Society isn’t the product of brute strength. It emerges from cooperation, and cooperation depends on ideas. Ideas shape how men act toward one another. They’re not isolated sparks in a lone mind, but living forces that spread only through exchange. A castaway on an island may think, but without others his ideas can’t transform into society. It’s only when shared, debated, and lived out that ideas become the foundation of civilization.
Force alone can’t create this. It can break bones, silence dissent, or instill fear, but it can’t generate cooperation. Even the harshest rulers lean on belief. Their edicts only persist because people accept them, however reluctantly. A decree is just words on paper until minds accept the command as binding. Passive resignation isn’t a victory of force, but a victory of ideas—the idea that obedience is required.
Every action, whether in agreement or in opposition, is guided by thought. A man who obeys a foolish law has still reasoned, however dimly, that obedience outweighs rebellion. The soldier who marches at the tyrant’s order has not abandoned ideas—he has adopted the idea that disobedience is worse. Even tacit acceptance is acceptance. It reveals the real lever of power: the ruling ideas within the minds of men.
This is why tyrants can never rest on violence alone. Violence is short-lived, exhausting, and unsustainable. A vast population can’t be subdued forever by a small minority with weapons. The minority must secure ideological support. They must convince some to act as enforcers, and the rest to submit. Armies, police, bureaucrats—these aren’t mere instruments of force. They’re believers, each one accepting that their duty is to obey and impose. Without this ideological support, the tyrant’s apparatus collapses under its own weight.

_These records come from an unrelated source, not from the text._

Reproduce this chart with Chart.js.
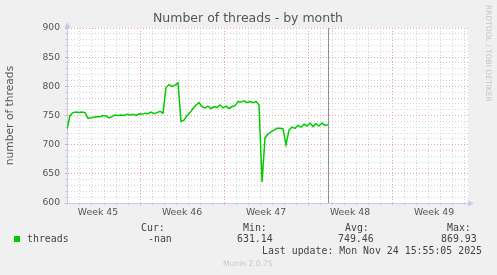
<!DOCTYPE html>
<html>
<head>
<meta charset="utf-8">
<script src="https://cdn.jsdelivr.net/npm/chart.js@4/dist/chart.umd.min.js"></script>
<style>
  html, body { margin: 0; padding: 0; background: #f0f0f0; }
  #wrap { width: 497px; height: 275px; }
</style>
</head>
<body>
<div id="wrap"><canvas id="threadsChart" width="497" height="275"></canvas></div>
<script>
// Munin "Number of threads - by month"

// x is in days, 0 = start of week 46
const weekLabels = ['Week 45', 'Week 46', 'Week 47', 'Week 48', 'Week 49'];
const firstDay = -6.083;
const stepDays = 0.25; // one sample every 6 hours
const nowDay = 15.69;

const threads = [
  727, 750, 755, 756, 755, 756, 755, 745, 746, 747,
  748, 748, 750, 749, 746, 748, 751, 750, 751, 750,
  752, 751, 752, 750, 753, 752, 754, 753, 756, 753,
  755, 757, 754, 798, 803, 800, 802, 806, 740, 742,
  750, 755, 762, 768, 772, 765, 763, 766, 762, 765,
  764, 768, 763, 766, 762, 765, 767, 774, 773, 775,
  772, 774, 772, 774, 768, 636, 712, 718, 722, 725,
  728, 728, 727, 700, 725, 730, 728, 733, 730, 735,
  732, 737, 731, 736, 732, 737, 733, 734
];

const yTitle = 'number of threads';
const chartTitle = 'Number of threads - by month';
const seriesName = 'threads';
const statLabels = ['Cur:', 'Min:', 'Avg:', 'Max:'];
const statValues = ['-nan', '631.14', '749.46', '869.93'];
const lastUpdate = 'Last update: Mon Nov 24 15:55:05 2025';
const versionText = 'Munin 2.0.75';
const sideText = 'RRDTOOL / TOBI OETIKER';

const lineGreen = '#00cc00';
const minorGrid = '#d4d4d4';
const majorGrid = '#eba4a4';
const axisColor = '#c8c8f0';

Chart.defaults.font.family = "'DejaVu Sans', sans-serif";

const isInt = v => Math.abs(v - Math.round(v)) < 1e-6;
const mod = (v, m) => ((v % m) + m) % m;
const isWeekCenter = v => {
  const r = mod(v + 3.5, 7);
  return r < 1e-6 || 7 - r < 1e-6;
};
const xGridColor = c => {
  if (!c.tick) return 'transparent';
  const v = c.tick.value;
  if (!isInt(v)) return 'transparent';
  return mod(Math.round(v), 7) === 0 ? majorGrid : minorGrid;
};
const yGridColor = c => (c.tick && c.tick.value % 50 === 0) ? majorGrid : minorGrid;

const muninDecor = {
  id: 'muninDecor',
  beforeDraw(chart) {
    const { ctx, chartArea: a } = chart;
    ctx.save();
    ctx.fillStyle = '#f0f0f0';
    ctx.fillRect(0, 0, chart.width, chart.height);
    ctx.fillStyle = '#ffffff';
    ctx.fillRect(a.left, a.top, a.right - a.left, a.bottom - a.top);
    ctx.restore();
  },
  afterDraw(chart) {
    const { ctx, chartArea: a } = chart;
    const xs = chart.scales.x;
    ctx.save();

    // "now" marker
    const nx = Math.round(xs.getPixelForValue(nowDay)) + 0.5;
    ctx.strokeStyle = '#909090';
    ctx.lineWidth = 1;
    ctx.beginPath();
    ctx.moveTo(nx, a.top);
    ctx.lineTo(nx, a.bottom);
    ctx.stroke();

    // axis arrows
    ctx.fillStyle = axisColor;
    ctx.beginPath();
    ctx.moveTo(a.left + 0.5, a.top - 6);
    ctx.lineTo(a.left - 2.5, a.top);
    ctx.lineTo(a.left + 3.5, a.top);
    ctx.fill();
    ctx.beginPath();
    ctx.moveTo(a.right + 6, a.bottom + 0.5);
    ctx.lineTo(a.right, a.bottom - 2.5);
    ctx.lineTo(a.right, a.bottom + 3.5);
    ctx.fill();

    // title
    ctx.fillStyle = '#555555';
    ctx.font = "12.5px 'DejaVu Sans'";
    ctx.textAlign = 'center';
    ctx.textBaseline = 'middle';
    ctx.fillText(chartTitle, 248, 19);

    // legend + stats
    ctx.fillStyle = lineGreen;
    ctx.fillRect(14, 236, 6, 6);
    ctx.fillStyle = '#444444';
    ctx.font = "9.9px 'DejaVu Sans Mono'";
    ctx.textAlign = 'left';
    ctx.fillText(seriesName, 27, 239.5);
    const labelX = [141, 243, 345, 447];
    const valueX = [148, 237, 338, 441];
    statLabels.forEach((t, i) => ctx.fillText(t, labelX[i], 228.5));
    statValues.forEach((t, i) => ctx.fillText(t, valueX[i], 239.5));
    ctx.fillText(lastUpdate, 262, 251);

    ctx.fillStyle = '#c8c8c8';
    ctx.font = "7.6px 'DejaVu Sans'";
    ctx.fillText(versionText, 223, 264.5);

    ctx.translate(488, 5);
    ctx.rotate(Math.PI / 2);
    ctx.fillStyle = '#c4c4c4';
    ctx.font = "7.5px 'DejaVu Sans'";
    ctx.textAlign = 'left';
    ctx.fillText(sideText, 0, 0);
    ctx.restore();
  }
};

new Chart(document.getElementById('threadsChart'), {
  type: 'line',
  data: {
    datasets: [{
      label: seriesName,
      data: threads.map((v, i) => ({ x: firstDay + i * stepDays, y: v })),
      borderColor: lineGreen,
      borderWidth: 1.5,
      pointRadius: 0,
      tension: 0,
      fill: false
    }]
  },
  options: {
    responsive: false,
    animation: false,
    layout: { padding: { top: 28, right: 29, left: 0, bottom: 0 } },
    plugins: {
      legend: { display: false },
      tooltip: { enabled: false }
    },
    scales: {
      x: {
        type: 'linear',
        min: firstDay,
        max: 27.33,
        afterFit(scale) { scale.height = 72; },
        afterBuildTicks(scale) {
          const ticks = [];
          for (let d = -6; d <= 27; d += 0.5) ticks.push({ value: d });
          scale.ticks = ticks;
        },
        grid: {
          drawTicks: true,
          tickLength: 2,
          lineWidth: 1,
          color: xGridColor,
          tickColor: xGridColor
        },
        border: { display: true, color: axisColor, dash: [1, 2] },
        ticks: {
          autoSkip: false,
          maxRotation: 0,
          minRotation: 0,
          padding: 2,
          color: '#555555',
          font: { size: 9.3 },
          callback: v => {
            if (!isWeekCenter(v)) return '';
            return weekLabels[Math.round((v + 3.5) / 7)] || '';
          }
        }
      },
      y: {
        min: 600,
        max: 900,
        afterFit(scale) { scale.width = 67; },
        grid: {
          drawTicks: true,
          tickLength: 2,
          lineWidth: 1,
          color: yGridColor,
          tickColor: yGridColor
        },
        border: { display: true, color: axisColor, dash: [1, 2] },
        title: {
          display: true,
          text: yTitle,
          color: '#555555',
          font: { size: 10.7 },
          padding: { top: 4, bottom: 0 }
        },
        ticks: {
          stepSize: 10,
          autoSkip: false,
          padding: 5,
          color: '#555555',
          font: { size: 9.2 },
          callback: v => (v % 50 === 0 ? String(v) : '')
        }
      }
    }
  },
  plugins: [muninDecor]
});
</script>
</body>
</html>
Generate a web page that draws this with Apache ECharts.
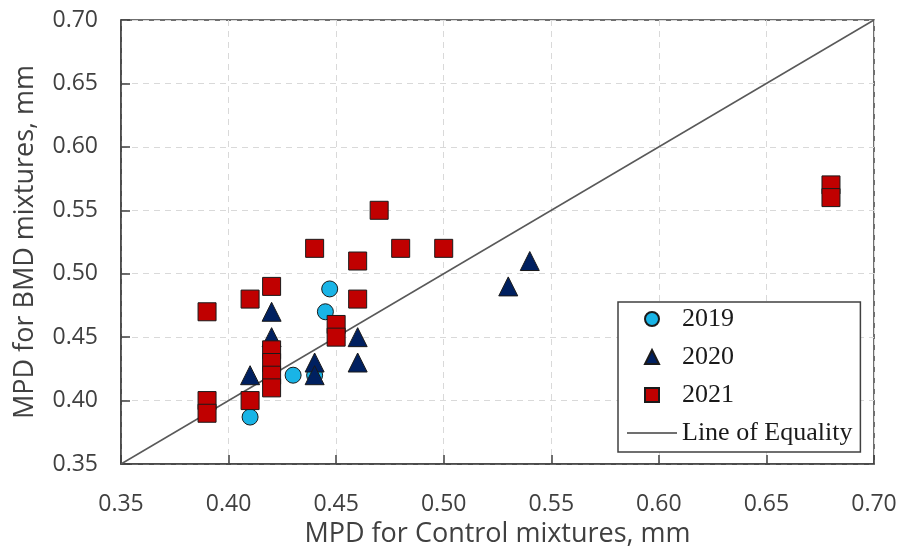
<!DOCTYPE html>
<html>
<head>
<meta charset="utf-8">
<script src="https://cdn.jsdelivr.net/npm/echarts@6/dist/echarts.min.js"></script>
<style>
  html, body { margin: 0; padding: 0; background: #fff; }
  #chart { width: 901px; height: 550px; }
</style>
</head>
<body>
<div id="chart"></div>
<script>
// [MPD control, MPD BMD] pairs
const points2019 = [[0.41, 0.387], [0.43, 0.42], [0.44, 0.42], [0.445, 0.47], [0.447, 0.488]]
const points2020 = [
  [0.41, 0.42], [0.42, 0.47], [0.42, 0.45], [0.44, 0.43], [0.44, 0.42],
  [0.46, 0.45], [0.46, 0.43], [0.53, 0.49], [0.54, 0.51],
]
const points2021 = [
  [0.39, 0.47], [0.39, 0.40], [0.39, 0.39], [0.41, 0.48], [0.41, 0.40],
  [0.42, 0.49], [0.42, 0.44], [0.42, 0.43], [0.42, 0.42], [0.42, 0.41],
  [0.44, 0.52], [0.45, 0.46], [0.45, 0.45], [0.46, 0.51], [0.46, 0.48],
  [0.47, 0.55], [0.48, 0.52], [0.50, 0.52], [0.68, 0.57], [0.68, 0.56],
]
const equalityLine = [[0.35, 0.35], [0.70, 0.70]]
const axisMin = 0.35
const axisMax = 0.70
const axisStep = 0.05

const axisColor = '#404040'
const labelFont = 'Open Sans'

// built-in legend symbols get stretched to itemWidth, paths keep their aspect
const legendIcons = {
  circle: 'path://M0,7A7,7,0,1,0,14,7A7,7,0,1,0,0,7Z',
  triangle: 'path://M7,0L14,14L0,14Z',
  rect: 'path://M0,0H14V14H0Z',
  line: 'path://M0 0H50V1.5H0Z',
}

const valueAxis = (name, nameGap, labelMargin) => ({
  type: 'value',
  min: axisMin,
  max: axisMax,
  interval: axisStep,
  name,
  nameLocation: 'middle',
  nameGap,
  nameTextStyle: { fontFamily: labelFont, fontSize: 27, color: axisColor },
  axisLine: { show: true, lineStyle: { color: axisColor, width: 1.5 } },
  axisTick: { show: true, inside: true, length: 9, lineStyle: { color: axisColor, width: 1.5 } },
  axisLabel: {
    fontFamily: labelFont,
    fontSize: 23,
    color: axisColor,
    margin: labelMargin,
    formatter: (v) => v.toFixed(2),
  },
  splitLine: { show: true, lineStyle: { color: '#d9d9d9', type: [6, 5], width: 1 } },
})

const scatter = (name, data, symbol, size, color) => ({
  name,
  type: 'scatter',
  data,
  symbol,
  symbolSize: size,
  z: 3,
  itemStyle: { color, borderColor: '#1a1a1a', borderWidth: 1, opacity: 1 },
})

const chart = echarts.init(document.getElementById('chart'), null, { renderer: 'canvas' })

chart.setOption({
  animation: false,
  backgroundColor: '#fff',
  grid: {
    left: 121,
    right: 27,
    top: 20,
    bottom: 86,
    outerBoundsMode: 'none',
    show: true,
    borderColor: axisColor,
    borderWidth: 1.5,
  },
  xAxis: valueAxis('MPD for Control mixtures, mm', 50, 29),
  yAxis: valueAxis('MPD for BMD mixtures, mm', 82, 23),
  legend: {
    data: [
      { name: '2019', icon: legendIcons.circle },
      { name: '2020', icon: legendIcons.triangle },
      { name: '2021', icon: legendIcons.rect },
      { name: 'Line of Equality', icon: legendIcons.line },
    ],
    orient: 'vertical',
    left: 618,
    top: 302,
    padding: [3, 8, 5, 9],
    itemWidth: 50,
    itemHeight: 14,
    itemGap: 10,
    backgroundColor: '#fff',
    borderColor: axisColor,
    borderWidth: 1.5,
    borderRadius: 0,
    textStyle: { fontFamily: 'Liberation Serif', fontSize: 26, lineHeight: 28, color: '#1a1a1a' },
  },
  series: [
    {
      name: 'Line of Equality',
      type: 'line',
      data: equalityLine,
      symbol: 'none',
      showSymbol: false,
      z: 1,
      lineStyle: { color: '#595959', width: 1.5 },
      itemStyle: { color: '#404040' },
    },
    scatter('2019', points2019, 'circle', 16, '#19b4e6'),
    scatter('2020', points2020, 'triangle', 19, '#002060'),
    scatter('2021', points2021, 'rect', 18, '#c00000'),
  ],
})
</script>
</body>
</html>
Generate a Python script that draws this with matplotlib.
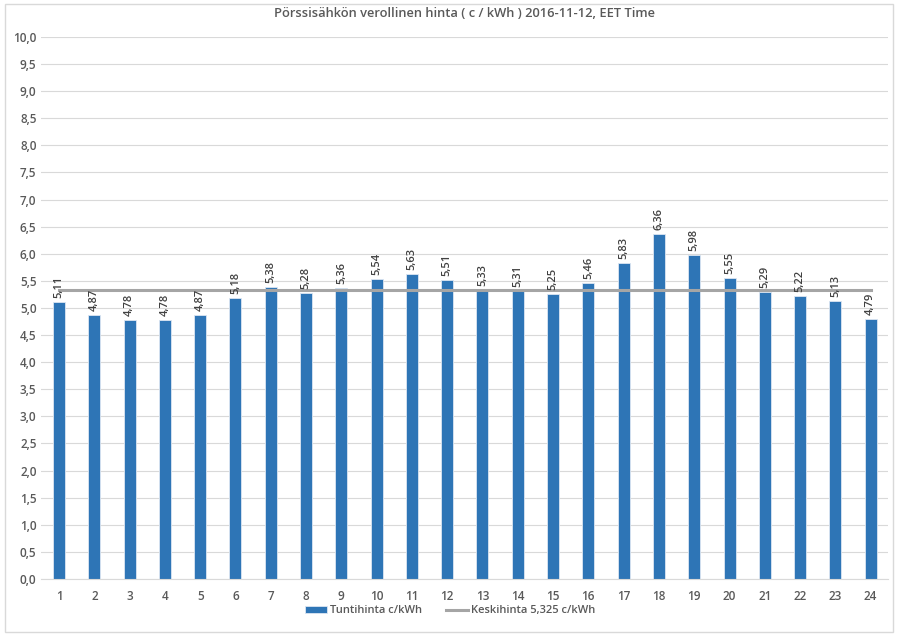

Everywhere and always, leaders are few. The ruled are many. The balance can only be maintained when the many accept the legitimacy of the few. The tyrant’s survival depends on the conviction of the population that his rule is either necessary or inevitable. The moment that conviction fades, the moment obedience is no longer believed to be right, the tyrant stands exposed as a weak man with no more power than his small circle of enforcers. The yoke is thrown off not by swords, but by minds breaking free from the idea of submission.
History turns not on brute force, but on the rise and fall of beliefs. Chains endure only when they are believed to be unbreakable. Freedom appears only when men believe in freedom. The tyrant imagines he rules by decree, but in reality he rules only because his subjects agree—silently or loudly—that he does. In the end, it’s not the ruler who governs. It’s the ideas his subjects have accepted.